──────── Provided data

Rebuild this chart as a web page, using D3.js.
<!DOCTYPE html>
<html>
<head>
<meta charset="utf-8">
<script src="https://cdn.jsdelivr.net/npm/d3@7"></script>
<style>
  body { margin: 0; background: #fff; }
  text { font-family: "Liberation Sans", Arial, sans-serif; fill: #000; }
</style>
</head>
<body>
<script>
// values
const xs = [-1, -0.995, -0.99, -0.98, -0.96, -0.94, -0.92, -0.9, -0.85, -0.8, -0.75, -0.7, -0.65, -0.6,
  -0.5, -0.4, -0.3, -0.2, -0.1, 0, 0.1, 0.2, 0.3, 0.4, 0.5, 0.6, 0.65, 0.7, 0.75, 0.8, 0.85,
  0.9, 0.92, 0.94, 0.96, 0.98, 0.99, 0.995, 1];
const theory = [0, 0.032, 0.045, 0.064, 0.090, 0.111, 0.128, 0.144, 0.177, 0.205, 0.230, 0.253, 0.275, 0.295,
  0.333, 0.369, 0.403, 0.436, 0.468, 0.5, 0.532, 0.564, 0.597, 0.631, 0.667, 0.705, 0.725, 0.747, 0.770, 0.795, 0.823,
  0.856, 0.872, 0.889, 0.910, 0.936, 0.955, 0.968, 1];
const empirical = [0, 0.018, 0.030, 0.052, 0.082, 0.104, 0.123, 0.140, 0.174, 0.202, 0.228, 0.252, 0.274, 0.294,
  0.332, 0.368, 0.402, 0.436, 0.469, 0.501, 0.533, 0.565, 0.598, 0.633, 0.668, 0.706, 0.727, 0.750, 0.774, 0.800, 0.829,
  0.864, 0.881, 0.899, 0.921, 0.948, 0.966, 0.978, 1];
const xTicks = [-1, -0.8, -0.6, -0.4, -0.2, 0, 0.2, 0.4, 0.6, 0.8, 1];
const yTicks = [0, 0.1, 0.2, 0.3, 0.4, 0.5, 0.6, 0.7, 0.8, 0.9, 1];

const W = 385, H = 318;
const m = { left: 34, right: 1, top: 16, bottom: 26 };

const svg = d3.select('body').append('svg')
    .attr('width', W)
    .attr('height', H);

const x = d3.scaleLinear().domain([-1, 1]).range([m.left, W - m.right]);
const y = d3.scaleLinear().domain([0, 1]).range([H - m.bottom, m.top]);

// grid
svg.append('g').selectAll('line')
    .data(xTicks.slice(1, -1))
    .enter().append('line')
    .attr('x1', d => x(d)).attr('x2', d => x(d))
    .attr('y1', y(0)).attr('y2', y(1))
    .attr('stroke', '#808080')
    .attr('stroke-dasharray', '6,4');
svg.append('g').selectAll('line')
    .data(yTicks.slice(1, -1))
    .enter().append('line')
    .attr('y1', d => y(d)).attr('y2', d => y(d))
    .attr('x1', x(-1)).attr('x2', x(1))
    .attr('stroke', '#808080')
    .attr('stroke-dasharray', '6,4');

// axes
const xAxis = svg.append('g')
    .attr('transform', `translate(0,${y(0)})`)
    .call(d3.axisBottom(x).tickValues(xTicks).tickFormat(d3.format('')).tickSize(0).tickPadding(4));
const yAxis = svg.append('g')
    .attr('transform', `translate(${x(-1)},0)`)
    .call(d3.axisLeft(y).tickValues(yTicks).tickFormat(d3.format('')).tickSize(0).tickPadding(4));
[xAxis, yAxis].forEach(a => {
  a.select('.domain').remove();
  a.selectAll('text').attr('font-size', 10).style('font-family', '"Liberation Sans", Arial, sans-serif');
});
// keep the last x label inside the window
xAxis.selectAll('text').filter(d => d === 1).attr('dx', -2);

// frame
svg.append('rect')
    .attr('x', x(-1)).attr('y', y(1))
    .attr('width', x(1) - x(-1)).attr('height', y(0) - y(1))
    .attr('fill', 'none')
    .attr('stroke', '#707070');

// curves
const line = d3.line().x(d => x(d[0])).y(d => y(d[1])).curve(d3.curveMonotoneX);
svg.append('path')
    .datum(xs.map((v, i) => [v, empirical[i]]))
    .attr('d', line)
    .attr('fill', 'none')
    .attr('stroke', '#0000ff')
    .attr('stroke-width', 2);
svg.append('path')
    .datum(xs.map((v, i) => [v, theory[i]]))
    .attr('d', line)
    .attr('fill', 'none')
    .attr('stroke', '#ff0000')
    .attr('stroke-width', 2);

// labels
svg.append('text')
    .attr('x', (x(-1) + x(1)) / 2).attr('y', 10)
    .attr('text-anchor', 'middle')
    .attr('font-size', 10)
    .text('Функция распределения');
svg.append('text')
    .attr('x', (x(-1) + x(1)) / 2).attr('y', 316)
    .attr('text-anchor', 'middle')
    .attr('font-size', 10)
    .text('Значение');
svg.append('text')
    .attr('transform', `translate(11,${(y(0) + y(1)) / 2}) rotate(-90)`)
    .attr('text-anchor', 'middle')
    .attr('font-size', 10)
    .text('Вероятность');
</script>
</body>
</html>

────────────────

Goal =
Extract the listing in its entirety and repeat it exactly.

Expected answer =
Rebuild this chart as a web page, using D3.js.
<!DOCTYPE html>
<html>
<head>
<meta charset="utf-8">
<script src="https://cdn.jsdelivr.net/npm/d3@7"></script>
<style>
  body { margin: 0; background: #fff; }
  text { font-family: "Liberation Sans", Arial, sans-serif; fill: #000; }
</style>
</head>
<body>
<script>
// values
const xs = [-1, -0.995, -0.99, -0.98, -0.96, -0.94, -0.92, -0.9, -0.85, -0.8, -0.75, -0.7, -0.65, -0.6,
  -0.5, -0.4, -0.3, -0.2, -0.1, 0, 0.1, 0.2, 0.3, 0.4, 0.5, 0.6, 0.65, 0.7, 0.75, 0.8, 0.85,
  0.9, 0.92, 0.94, 0.96, 0.98, 0.99, 0.995, 1];
const theory = [0, 0.032, 0.045, 0.064, 0.090, 0.111, 0.128, 0.144, 0.177, 0.205, 0.230, 0.253, 0.275, 0.295,
  0.333, 0.369, 0.403, 0.436, 0.468, 0.5, 0.532, 0.564, 0.597, 0.631, 0.667, 0.705, 0.725, 0.747, 0.770, 0.795, 0.823,
  0.856, 0.872, 0.889, 0.910, 0.936, 0.955, 0.968, 1];
const empirical = [0, 0.018, 0.030, 0.052, 0.082, 0.104, 0.123, 0.140, 0.174, 0.202, 0.228, 0.252, 0.274, 0.294,
  0.332, 0.368, 0.402, 0.436, 0.469, 0.501, 0.533, 0.565, 0.598, 0.633, 0.668, 0.706, 0.727, 0.750, 0.774, 0.800, 0.829,
  0.864, 0.881, 0.899, 0.921, 0.948, 0.966, 0.978, 1];
const xTicks = [-1, -0.8, -0.6, -0.4, -0.2, 0, 0.2, 0.4, 0.6, 0.8, 1];
const yTicks = [0, 0.1, 0.2, 0.3, 0.4, 0.5, 0.6, 0.7, 0.8, 0.9, 1];

const W = 385, H = 318;
const m = { left: 34, right: 1, top: 16, bottom: 26 };

const svg = d3.select('body').append('svg')
    .attr('width', W)
    .attr('height', H);

const x = d3.scaleLinear().domain([-1, 1]).range([m.left, W - m.right]);
const y = d3.scaleLinear().domain([0, 1]).range([H - m.bottom, m.top]);

// grid
svg.append('g').selectAll('line')
    .data(xTicks.slice(1, -1))
    .enter().append('line')
    .attr('x1', d => x(d)).attr('x2', d => x(d))
    .attr('y1', y(0)).attr('y2', y(1))
    .attr('stroke', '#808080')
    .attr('stroke-dasharray', '6,4');
svg.append('g').selectAll('line')
    .data(yTicks.slice(1, -1))
    .enter().append('line')
    .attr('y1', d => y(d)).attr('y2', d => y(d))
    .attr('x1', x(-1)).attr('x2', x(1))
    .attr('stroke', '#808080')
    .attr('stroke-dasharray', '6,4');

// axes
const xAxis = svg.append('g')
    .attr('transform', `translate(0,${y(0)})`)
    .call(d3.axisBottom(x).tickValues(xTicks).tickFormat(d3.format('')).tickSize(0).tickPadding(4));
const yAxis = svg.append('g')
    .attr('transform', `translate(${x(-1)},0)`)
    .call(d3.axisLeft(y).tickValues(yTicks).tickFormat(d3.format('')).tickSize(0).tickPadding(4));
[xAxis, yAxis].forEach(a => {
  a.select('.domain').remove();
  a.selectAll('text').attr('font-size', 10).style('font-family', '"Liberation Sans", Arial, sans-serif');
});
// keep the last x label inside the window
xAxis.selectAll('text').filter(d => d === 1).attr('dx', -2);

// frame
svg.append('rect')
    .attr('x', x(-1)).attr('y', y(1))
    .attr('width', x(1) - x(-1)).attr('height', y(0) - y(1))
    .attr('fill', 'none')
    .attr('stroke', '#707070');

// curves
const line = d3.line().x(d => x(d[0])).y(d => y(d[1])).curve(d3.curveMonotoneX);
svg.append('path')
    .datum(xs.map((v, i) => [v, empirical[i]]))
    .attr('d', line)
    .attr('fill', 'none')
    .attr('stroke', '#0000ff')
    .attr('stroke-width', 2);
svg.append('path')
    .datum(xs.map((v, i) => [v, theory[i]]))
    .attr('d', line)
    .attr('fill', 'none')
    .attr('stroke', '#ff0000')
    .attr('stroke-width', 2);

// labels
svg.append('text')
    .attr('x', (x(-1) + x(1)) / 2).attr('y', 10)
    .attr('text-anchor', 'middle')
    .attr('font-size', 10)
    .text('Функция распределения');
svg.append('text')
    .attr('x', (x(-1) + x(1)) / 2).attr('y', 316)
    .attr('text-anchor', 'middle')
    .attr('font-size', 10)
    .text('Значение');
svg.append('text')
    .attr('transform', `translate(11,${(y(0) + y(1)) / 2}) rotate(-90)`)
    .attr('text-anchor', 'middle')
    .attr('font-size', 10)
    .text('Вероятность');
</script>
</body>
</html>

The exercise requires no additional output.